Infelizmente todos os envolvidos diretamente no sequestro e morte do ex-deputado não foram condenados, muitos se quer foram denunciados, como o Brigadeiro João Paulo Burnier, golpista daquele primeiro de abril de 1964, que comandava a Base Aérea do Galeão no RJ e que também foi acusado pelos assassinatos de Stuart Angel e Anísio Teixeira, ambos em 1971, mas que morreu na reserva, em 2000 aos 80 anos, homenageado pelo exército pelos serviços prestados.

O importante papel da Comissão Nacional da Verdade

O autor do livro Marcelo Rubens Paiva fez questão de agradecer nas redes sociais a ex-presidente Dilma Rousseff pela criação  e a importância da Comissão da Verdade. Segundo ele,  nem o livro nem o filme existiriam sem a atuação da comissão e da presidente:

“Tenha dito! Por conta da Comissão da Verdade, tive elementos para escrever o livro “Ainda Estou Aqui”, e agora temos esse filme deslumbrante. E Dilma pagou um preço alto pelo necessário resgate da memória.”

Criada pela Lei 12528/2011 e instituída em 16 de maio de 2012, a Comissão Nacional da Verdade foi um marco histórico em nosso país, tendo finalizado seus trabalhos com um relatório final contendo 29 recomendações para as autoridades nacionais e apesar de ter sido muito tímida se comparada ao que ocorreu na Argentina, retratada também num filme (“Argentina, 1985” de 2022), o trabalho e a criação da CNV foi fundamental para o país revisitar seu passado recente, inclusive sendo esses um dos motivos principais para o golpe de 2016 sofrido por Dilma Rousseff, tendo no caso Rubens Paiva um dos mais emblemáticos.

Um filme necessário

Dirigido por Walter Salles, que tem em seu currículo obras como Central do Brasil (1998), Abril Despedaçado (2001) e “Diários de Motocicleta” (2004) o filme Ainda Estou Aqui foi anunciado como concorrente ao Óscar em 2025, além de ter sido premiado no Festival de Veneza desse ano pelo melhor roteiro.

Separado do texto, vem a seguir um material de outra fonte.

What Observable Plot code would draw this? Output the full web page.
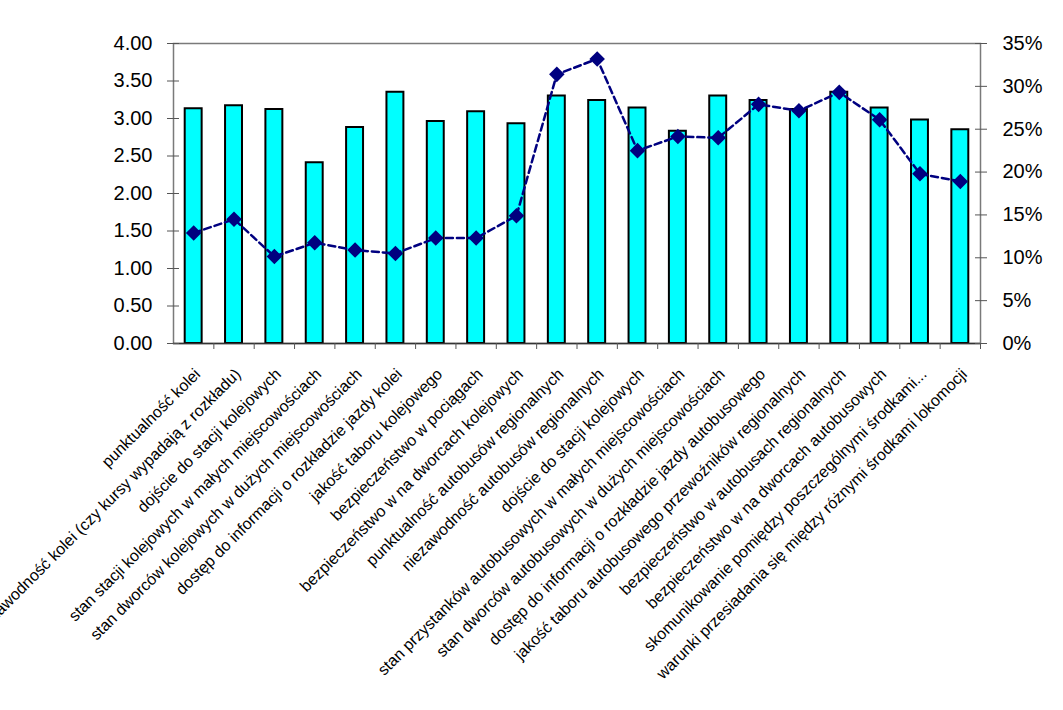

A extrema-direita, claro, tratou de fazer uma campanha de boicote nas redes sociais, que se reverteu em mais de R$8,6 milhões de bilheteria no Brasil nos 4 primeiros dias e exibição, o que é por si só uma marca histórica no cinema nacional, tão inviabilizado dentro do circuito comercial de cinema no país.

Quando esse artigo foi fechado, mais de meio milhão de brasileiros já tinham ido ver o filme nos cinemas, que contou com momentos marcantes como a reabertura do histórico Cine São Luiz, no Recife, que reabriu suas portas depois de dois anos fechado e contou uma exibição gratuita do filme com a presença do diretor no início de novembro.

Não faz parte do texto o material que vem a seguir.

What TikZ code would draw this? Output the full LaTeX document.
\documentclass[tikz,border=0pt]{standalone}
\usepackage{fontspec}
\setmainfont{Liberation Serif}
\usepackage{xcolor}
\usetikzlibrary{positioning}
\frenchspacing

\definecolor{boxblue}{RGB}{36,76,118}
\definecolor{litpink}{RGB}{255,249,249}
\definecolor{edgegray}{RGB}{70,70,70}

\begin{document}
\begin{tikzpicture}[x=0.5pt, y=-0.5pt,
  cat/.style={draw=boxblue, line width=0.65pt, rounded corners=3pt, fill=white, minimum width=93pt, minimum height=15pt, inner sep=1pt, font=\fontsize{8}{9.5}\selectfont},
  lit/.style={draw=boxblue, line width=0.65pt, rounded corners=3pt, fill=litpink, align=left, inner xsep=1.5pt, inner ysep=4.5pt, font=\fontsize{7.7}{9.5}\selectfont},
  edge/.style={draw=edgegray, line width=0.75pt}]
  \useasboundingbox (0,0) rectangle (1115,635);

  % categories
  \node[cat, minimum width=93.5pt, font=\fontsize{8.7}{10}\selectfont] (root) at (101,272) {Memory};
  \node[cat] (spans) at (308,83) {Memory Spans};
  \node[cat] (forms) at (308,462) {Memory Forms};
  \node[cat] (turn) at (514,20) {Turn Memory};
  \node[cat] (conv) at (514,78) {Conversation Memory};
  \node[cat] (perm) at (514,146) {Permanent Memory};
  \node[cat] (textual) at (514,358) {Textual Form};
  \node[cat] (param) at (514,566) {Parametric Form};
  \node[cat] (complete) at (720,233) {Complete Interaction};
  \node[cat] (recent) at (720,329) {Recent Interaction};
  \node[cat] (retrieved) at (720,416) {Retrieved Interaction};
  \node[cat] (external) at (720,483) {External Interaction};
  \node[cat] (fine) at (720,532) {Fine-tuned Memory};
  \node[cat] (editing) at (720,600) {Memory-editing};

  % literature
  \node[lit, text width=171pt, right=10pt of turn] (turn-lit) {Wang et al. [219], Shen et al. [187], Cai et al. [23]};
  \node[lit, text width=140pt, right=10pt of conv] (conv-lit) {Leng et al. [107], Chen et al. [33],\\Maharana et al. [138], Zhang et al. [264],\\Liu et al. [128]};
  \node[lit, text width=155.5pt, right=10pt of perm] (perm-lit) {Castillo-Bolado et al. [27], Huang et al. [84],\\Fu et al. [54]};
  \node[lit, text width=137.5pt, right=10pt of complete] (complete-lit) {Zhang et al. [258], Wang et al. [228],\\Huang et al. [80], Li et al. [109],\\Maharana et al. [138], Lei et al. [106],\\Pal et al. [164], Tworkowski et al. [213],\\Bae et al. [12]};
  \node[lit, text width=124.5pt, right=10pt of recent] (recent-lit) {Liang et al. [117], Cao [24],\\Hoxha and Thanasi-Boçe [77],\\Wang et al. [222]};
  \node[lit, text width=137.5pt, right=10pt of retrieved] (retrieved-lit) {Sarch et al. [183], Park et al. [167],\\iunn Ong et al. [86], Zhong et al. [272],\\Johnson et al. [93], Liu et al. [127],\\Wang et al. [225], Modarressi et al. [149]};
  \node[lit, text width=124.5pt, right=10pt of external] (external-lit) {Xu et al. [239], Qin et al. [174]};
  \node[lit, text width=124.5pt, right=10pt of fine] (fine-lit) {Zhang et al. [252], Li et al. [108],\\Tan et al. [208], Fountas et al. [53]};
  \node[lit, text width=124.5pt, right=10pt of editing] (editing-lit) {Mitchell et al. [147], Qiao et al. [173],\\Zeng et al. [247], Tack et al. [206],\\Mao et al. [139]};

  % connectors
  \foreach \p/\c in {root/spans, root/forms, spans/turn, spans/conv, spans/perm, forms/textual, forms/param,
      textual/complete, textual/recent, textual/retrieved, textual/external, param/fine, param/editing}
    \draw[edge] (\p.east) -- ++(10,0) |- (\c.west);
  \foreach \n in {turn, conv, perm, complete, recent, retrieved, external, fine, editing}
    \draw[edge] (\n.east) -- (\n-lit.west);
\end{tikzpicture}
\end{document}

Mais do que reforçar a trilha sonora impecável, a boa montagem do Rio de Janeiro dos anos 70, a direção minimalista e delicada do diretor e uma fotografia e edição que garante uma imersão nesse drama realístico de nosso passado recente, o filme Ainda Estou Aqui coloca o dedo na ferida de quem insiste em não querer acertar as contas com o passado, exige a reparação histórica aos indivíduos atingidos pelas duas décadas de uma ditadura sanguinária e violenta e acende também o alerta para o perigo que ronda nossa sociedade por parte daqueles que, pela impunidade, ainda alimentam projetos golpistas como vimos recentemente no 8 de janeiro de 2023 e suas consequências. Por exemplo, o episódio recente do terrorista que se explodiu em Brasília no último 13 de novembro.

Como um lembrete para todos nós, o título do filme ressoa quando saímos do cinema e nos impele para luta: ainda estamos aqui.